There may have been some debate about the plight of the Third Army, but it isn’t really one in which the sides are equally regarded. The vast majority of experts at the time and afterwards were in no doubt: a modern army surrounded in the desert, cut off from any hope of resupply, and now subject to uncontested airpower of its enemy is in deep, deep trouble. Most sources simply state that it was political motives, not military ones, that prevented its complete destruction - if it was war to the knife, they would have been annihilated.
Apparently, this was the Egyptian Commander’s contention, and he ought to know. From the same Wiki article:
Saad el-Shazly was the Egyptian Chief of Staff during the war … if he said “the fate of the Egyptian Third Army was in the hands of Israel”, I’m inclined to believe him, particularly where it accords with common strategic sense. It is highly unusual for an army in its position to successfully break out of encirclement (at least, as an intact army, capable of fighting again).

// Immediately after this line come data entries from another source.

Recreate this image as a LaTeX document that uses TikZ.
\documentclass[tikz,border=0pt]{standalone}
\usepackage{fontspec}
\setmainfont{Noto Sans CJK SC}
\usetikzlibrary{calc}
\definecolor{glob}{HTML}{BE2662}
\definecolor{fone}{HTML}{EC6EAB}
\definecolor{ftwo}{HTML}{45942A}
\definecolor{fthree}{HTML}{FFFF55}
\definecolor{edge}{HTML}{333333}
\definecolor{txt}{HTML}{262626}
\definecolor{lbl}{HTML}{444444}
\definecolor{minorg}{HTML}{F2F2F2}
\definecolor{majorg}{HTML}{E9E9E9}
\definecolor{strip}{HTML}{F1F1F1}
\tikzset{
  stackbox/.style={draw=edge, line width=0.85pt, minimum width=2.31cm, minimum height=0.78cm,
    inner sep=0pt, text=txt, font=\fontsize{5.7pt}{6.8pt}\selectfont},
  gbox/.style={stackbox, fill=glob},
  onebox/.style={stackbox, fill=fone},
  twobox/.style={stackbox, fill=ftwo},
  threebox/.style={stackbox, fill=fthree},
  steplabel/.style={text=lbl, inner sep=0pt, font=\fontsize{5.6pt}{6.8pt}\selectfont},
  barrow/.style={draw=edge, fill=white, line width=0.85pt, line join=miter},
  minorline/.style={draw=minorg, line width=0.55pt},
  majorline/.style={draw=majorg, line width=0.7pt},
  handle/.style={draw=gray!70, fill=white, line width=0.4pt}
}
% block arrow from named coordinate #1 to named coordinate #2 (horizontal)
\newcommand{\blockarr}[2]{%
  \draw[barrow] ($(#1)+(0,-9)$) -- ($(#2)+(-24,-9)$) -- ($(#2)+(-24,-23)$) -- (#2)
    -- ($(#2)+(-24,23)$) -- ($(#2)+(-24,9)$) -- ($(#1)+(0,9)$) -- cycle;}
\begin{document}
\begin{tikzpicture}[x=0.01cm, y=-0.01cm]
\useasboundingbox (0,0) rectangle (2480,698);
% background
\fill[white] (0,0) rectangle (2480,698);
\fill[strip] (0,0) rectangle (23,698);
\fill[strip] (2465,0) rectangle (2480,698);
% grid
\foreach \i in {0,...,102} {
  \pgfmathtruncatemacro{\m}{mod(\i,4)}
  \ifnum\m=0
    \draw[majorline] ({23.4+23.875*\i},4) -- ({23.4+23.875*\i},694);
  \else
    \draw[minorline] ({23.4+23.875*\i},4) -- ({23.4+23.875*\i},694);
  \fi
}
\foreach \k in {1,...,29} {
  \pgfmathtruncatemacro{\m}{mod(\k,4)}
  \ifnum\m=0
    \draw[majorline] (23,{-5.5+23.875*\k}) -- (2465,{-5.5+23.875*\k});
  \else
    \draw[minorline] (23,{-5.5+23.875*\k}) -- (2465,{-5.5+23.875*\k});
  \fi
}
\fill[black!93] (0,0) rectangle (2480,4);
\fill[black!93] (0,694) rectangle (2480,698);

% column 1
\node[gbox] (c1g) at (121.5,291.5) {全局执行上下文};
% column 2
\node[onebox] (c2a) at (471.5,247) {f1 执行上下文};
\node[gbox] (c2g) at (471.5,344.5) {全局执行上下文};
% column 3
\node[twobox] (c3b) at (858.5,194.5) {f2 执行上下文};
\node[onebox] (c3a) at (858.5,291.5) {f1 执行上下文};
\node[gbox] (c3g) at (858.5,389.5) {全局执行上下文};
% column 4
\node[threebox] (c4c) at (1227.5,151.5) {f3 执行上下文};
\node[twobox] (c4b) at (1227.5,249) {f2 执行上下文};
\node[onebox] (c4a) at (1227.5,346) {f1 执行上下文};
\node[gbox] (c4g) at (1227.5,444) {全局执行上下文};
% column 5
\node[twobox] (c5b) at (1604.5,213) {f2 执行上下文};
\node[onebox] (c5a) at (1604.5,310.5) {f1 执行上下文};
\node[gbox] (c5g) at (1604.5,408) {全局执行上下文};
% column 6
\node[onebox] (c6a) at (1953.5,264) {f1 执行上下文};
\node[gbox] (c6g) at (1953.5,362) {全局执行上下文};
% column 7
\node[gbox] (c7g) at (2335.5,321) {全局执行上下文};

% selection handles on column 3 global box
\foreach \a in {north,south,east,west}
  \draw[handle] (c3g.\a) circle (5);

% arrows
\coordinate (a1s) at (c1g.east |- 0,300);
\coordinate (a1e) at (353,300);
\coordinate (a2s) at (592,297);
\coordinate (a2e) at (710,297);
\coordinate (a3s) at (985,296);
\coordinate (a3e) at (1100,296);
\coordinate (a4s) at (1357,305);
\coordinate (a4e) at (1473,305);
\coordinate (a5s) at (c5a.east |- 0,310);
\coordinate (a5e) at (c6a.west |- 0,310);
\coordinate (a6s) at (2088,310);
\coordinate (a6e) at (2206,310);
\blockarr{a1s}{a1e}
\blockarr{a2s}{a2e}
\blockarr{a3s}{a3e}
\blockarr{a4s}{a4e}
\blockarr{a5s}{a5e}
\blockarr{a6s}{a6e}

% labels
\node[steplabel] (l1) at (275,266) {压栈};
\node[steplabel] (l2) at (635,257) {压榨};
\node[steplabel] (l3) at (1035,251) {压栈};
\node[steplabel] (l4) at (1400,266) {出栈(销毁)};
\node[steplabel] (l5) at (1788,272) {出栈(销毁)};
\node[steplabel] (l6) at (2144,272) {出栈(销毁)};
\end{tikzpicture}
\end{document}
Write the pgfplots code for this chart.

As for the peace deal - again, it is worth pointing out that the barrier to a deal was on the Egyptian side, not the Israeli: Egypt had signed on to the “Three Nos”, when Israel was willing to trade the Sinai after 1967. The war was, from a rational POV, pointless. The main thing it accomplished was assuaging Egyptian military pride (they had lost, undoubtedly, but ‘with honour’ this time, as opposed to the one-sided humiliation inflicted by their military leaders in 1967).
As for Soviet Military intervention, they were unwilling to risk it in the face of American threats, allegedly.